Task requirements
Could the lines from the start of the data through the line with "var deg = Math.PI / 180" be set down exactly, with no pictures among them?

Source material
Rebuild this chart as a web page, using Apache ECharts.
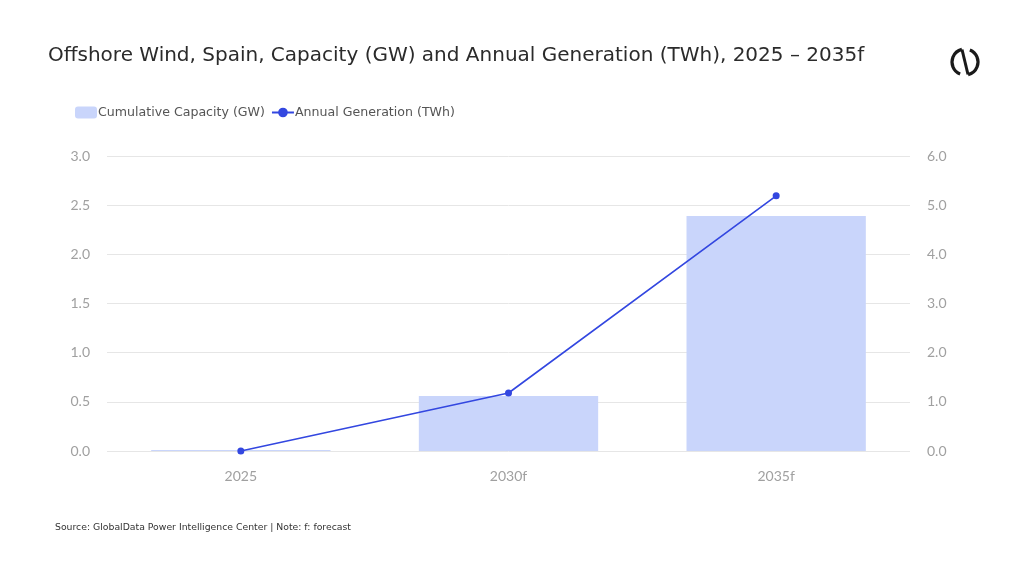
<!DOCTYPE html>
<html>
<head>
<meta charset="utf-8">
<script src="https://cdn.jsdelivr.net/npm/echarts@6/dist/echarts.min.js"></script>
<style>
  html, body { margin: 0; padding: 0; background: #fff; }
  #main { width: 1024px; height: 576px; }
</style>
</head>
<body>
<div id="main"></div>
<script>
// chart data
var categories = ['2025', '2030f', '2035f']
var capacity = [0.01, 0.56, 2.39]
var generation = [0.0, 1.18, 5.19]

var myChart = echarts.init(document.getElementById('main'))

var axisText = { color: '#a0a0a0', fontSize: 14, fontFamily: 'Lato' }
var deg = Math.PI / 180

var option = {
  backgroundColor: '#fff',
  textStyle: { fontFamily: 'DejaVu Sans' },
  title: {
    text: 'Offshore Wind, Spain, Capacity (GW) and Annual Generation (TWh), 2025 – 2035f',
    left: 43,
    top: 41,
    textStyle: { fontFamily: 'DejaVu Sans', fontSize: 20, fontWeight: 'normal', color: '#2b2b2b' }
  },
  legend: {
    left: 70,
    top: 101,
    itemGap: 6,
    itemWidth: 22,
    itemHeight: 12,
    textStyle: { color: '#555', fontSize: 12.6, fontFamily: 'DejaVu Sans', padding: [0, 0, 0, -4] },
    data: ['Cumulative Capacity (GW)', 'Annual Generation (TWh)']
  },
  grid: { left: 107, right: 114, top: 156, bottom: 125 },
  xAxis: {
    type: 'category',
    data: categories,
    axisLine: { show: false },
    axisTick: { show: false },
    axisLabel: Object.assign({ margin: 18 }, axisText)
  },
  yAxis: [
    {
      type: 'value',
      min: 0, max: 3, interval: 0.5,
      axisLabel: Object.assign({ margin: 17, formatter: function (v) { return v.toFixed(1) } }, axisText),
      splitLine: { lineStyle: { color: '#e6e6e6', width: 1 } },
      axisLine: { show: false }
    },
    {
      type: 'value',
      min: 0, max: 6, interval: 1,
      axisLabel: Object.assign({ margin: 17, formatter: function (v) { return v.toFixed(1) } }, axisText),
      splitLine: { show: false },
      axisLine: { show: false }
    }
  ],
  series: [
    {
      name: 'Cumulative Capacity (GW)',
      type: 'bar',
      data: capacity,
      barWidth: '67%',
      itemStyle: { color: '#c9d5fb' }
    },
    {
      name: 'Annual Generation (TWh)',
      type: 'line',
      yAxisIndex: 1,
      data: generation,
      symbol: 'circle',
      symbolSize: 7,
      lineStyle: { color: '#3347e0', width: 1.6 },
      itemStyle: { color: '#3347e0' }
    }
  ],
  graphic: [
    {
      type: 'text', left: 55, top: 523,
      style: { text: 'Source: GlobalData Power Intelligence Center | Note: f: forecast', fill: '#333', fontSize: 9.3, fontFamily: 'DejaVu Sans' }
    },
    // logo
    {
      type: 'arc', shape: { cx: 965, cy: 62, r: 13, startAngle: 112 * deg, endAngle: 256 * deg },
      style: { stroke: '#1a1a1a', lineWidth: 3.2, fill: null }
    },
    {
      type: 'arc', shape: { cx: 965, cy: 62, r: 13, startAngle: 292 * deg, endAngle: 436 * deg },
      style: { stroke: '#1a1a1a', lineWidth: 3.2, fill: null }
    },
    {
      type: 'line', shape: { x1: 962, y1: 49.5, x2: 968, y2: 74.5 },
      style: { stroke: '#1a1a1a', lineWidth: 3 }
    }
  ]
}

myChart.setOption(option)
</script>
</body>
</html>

Reply to the task
Rebuild this chart as a web page, using Apache ECharts.
<!DOCTYPE html>
<html>
<head>
<meta charset="utf-8">
<script src="https://cdn.jsdelivr.net/npm/echarts@6/dist/echarts.min.js"></script>
<style>
  html, body { margin: 0; padding: 0; background: #fff; }
  #main { width: 1024px; height: 576px; }
</style>
</head>
<body>
<div id="main"></div>
<script>
// chart data
var categories = ['2025', '2030f', '2035f']
var capacity = [0.01, 0.56, 2.39]
var generation = [0.0, 1.18, 5.19]

var myChart = echarts.init(document.getElementById('main'))

var axisText = { color: '#a0a0a0', fontSize: 14, fontFamily: 'Lato' }
var deg = Math.PI / 180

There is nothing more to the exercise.